In December 2015, we were talking about them again because he'd finally got round to answering his questions (which I was keen to see, because he's a genuinely funny bloke) but we had another problem, in that he couldn't access his own blog. So instead, rather than him host me and me host him, I'm going to publish both of them. Consider us sitting around a table in a pub somewhere, laughing and messing about and talking about genre.
Stuart Young, interviewed by me
MW: So let’s talk about “Reflections in the Mind’s Eye”, your new collection from Pendragon Press.

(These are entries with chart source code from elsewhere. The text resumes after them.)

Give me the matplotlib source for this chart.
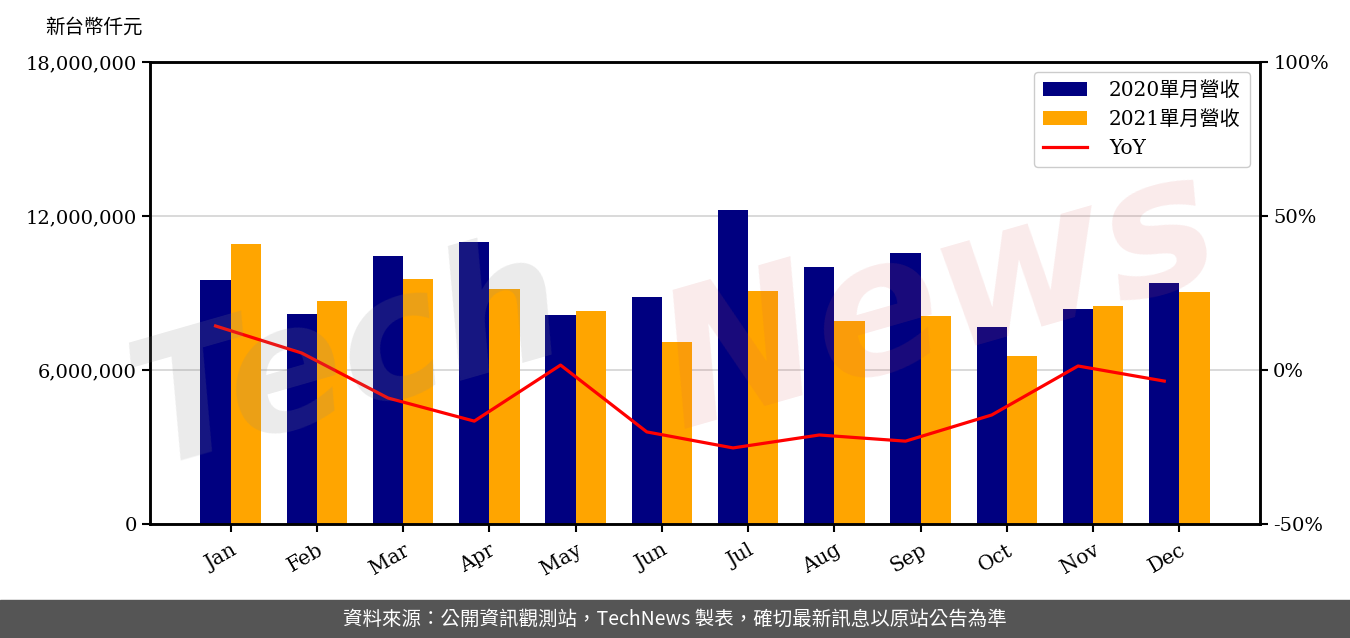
import matplotlib
matplotlib.use("Agg")
import matplotlib.pyplot as plt
import numpy as np
from matplotlib.ticker import FuncFormatter

# ── data ─────────────────────────────────────────────────────────────────────
months = ["Jan", "Feb", "Mar", "Apr", "May", "Jun",
          "Jul", "Aug", "Sep", "Oct", "Nov", "Dec"]
rev_2020 = [9506000, 8180000, 10440000, 10990000, 8140000, 8840000,
            12230000, 10010000, 10560000, 7680000, 8380000, 9390000]
rev_2021 = [10910000, 8690000, 9550000, 9160000, 8300000, 7090000,
            9080000, 7910000, 8100000, 6550000, 8490000, 9040000]
yoy_pct = [14.3, 5.5, -9.1, -16.6, 1.6, -20.1,
           -25.3, -21.1, -23.1, -14.6, 1.3, -3.6]

plt.rcParams["font.family"] = ["DejaVu Serif", "Noto Sans CJK TC"]

fig = plt.figure(figsize=(13.5, 6.38), dpi=100)
ax = fig.add_axes([150 / 1350, 1 - 524 / 638, 1110 / 1350, 462 / 638])

x = np.arange(len(months))
w = 0.35
ax.bar(x - w, rev_2020, width=w, align="edge", color="#000080",
       label="2020單月營收", zorder=2)
ax.bar(x, rev_2021, width=w, align="edge", color="#FFA500",
       label="2021單月營收", zorder=2)

ax.set_ylim(0, 18000000)
ax.set_yticks([0, 6000000, 12000000, 18000000])
ax.yaxis.set_major_formatter(FuncFormatter(lambda v, p: f"{int(v):,}"))
ax.set_xticks(x)
ax.set_xticklabels(months, rotation=30, ha="right", rotation_mode="anchor")
ax.grid(axis="y", color="#d3d3d3", linewidth=1.2, zorder=0)
ax.set_axisbelow(True)

ax2 = ax.twinx()
ax2.plot(x - w / 2, yoy_pct, color="red", linewidth=2.3, label="YoY", zorder=3)
ax2.set_ylim(-50, 100)
ax2.set_yticks([-50, 0, 50, 100])
ax2.yaxis.set_major_formatter(FuncFormatter(lambda v, p: f"{int(v)}%"))

for a in (ax, ax2):
    a.tick_params(labelsize=14, width=1.5, length=6)
    for s in a.spines.values():
        s.set_linewidth(1.8)
ax.tick_params(axis="x", labelsize=14.5, pad=6)

h1, l1 = ax.get_legend_handles_labels()
h2, l2 = ax2.get_legend_handles_labels()
leg = ax2.legend(h1 + h2, l1 + l2, loc="upper right", fontsize=14.5,
                 framealpha=1, edgecolor="#cccccc", borderpad=0.45,
                 handlelength=2.2, handletextpad=1.1, labelspacing=0.5)

fig.text(45 / 1350, 1 - 27 / 638, "新台幣仟元", fontsize=14, va="center")

# watermark (faint, drawn over the plot)
fig.text(0.085, 0.27, "Tech", fontsize=125, fontstyle="italic", fontweight="bold",
         family="DejaVu Sans", color="#888888", alpha=0.17, rotation=16, zorder=5)
fig.text(0.475, 0.33, "News", fontsize=135, fontstyle="italic", fontweight="bold",
         family="DejaVu Sans", color="#d95959", alpha=0.12, rotation=16, zorder=5)

# footer band
fig.patches.append(plt.Rectangle((0, 0), 1, 38 / 638, transform=fig.transFigure,
                                 color="#555555", zorder=0))
fig.text(0.5, 19 / 638, "資料來源：公開資訊觀測站，TechNews 製表，確切最新訊息以原站公告為準",
         family=["Noto Sans CJK TC"], color="white", fontsize=14,
         ha="center", va="center")

fig.savefig("out.png", dpi=100)
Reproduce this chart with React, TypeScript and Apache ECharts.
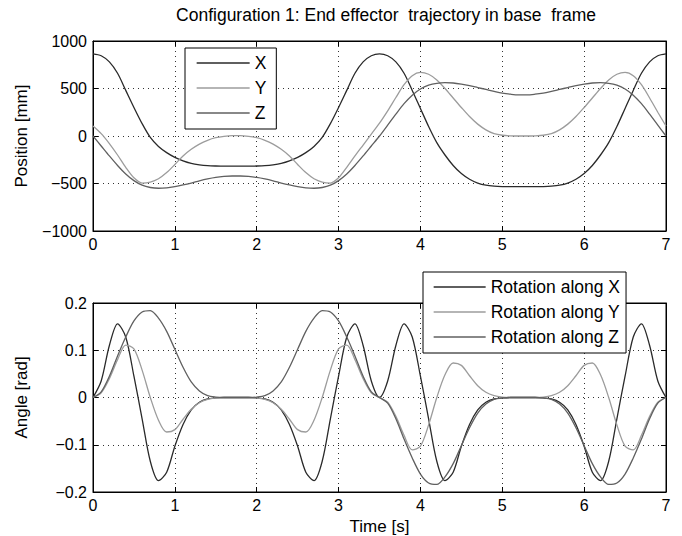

How many stories, what’s the central theme, what span of your writing career do they cover?
SY: There a four short stories and one novelette. They all fall under the heading of SF, be it SF-horror, SF-crime, or even cosmic horror; and they all deal with different aspects of human consciousness and how it perceives reality. Some of the stories are pretty dark while some of them feature a little more humour in among the heartache and despair. (Although that’s just to lull the reader into a false sense of security and make the dark stuff even more painful.) The stories come from various stages of the last ten years or so of my writing career.
MW: How did you con Lavie Tidhar and John Llewellyn Probert into the cover blurbs?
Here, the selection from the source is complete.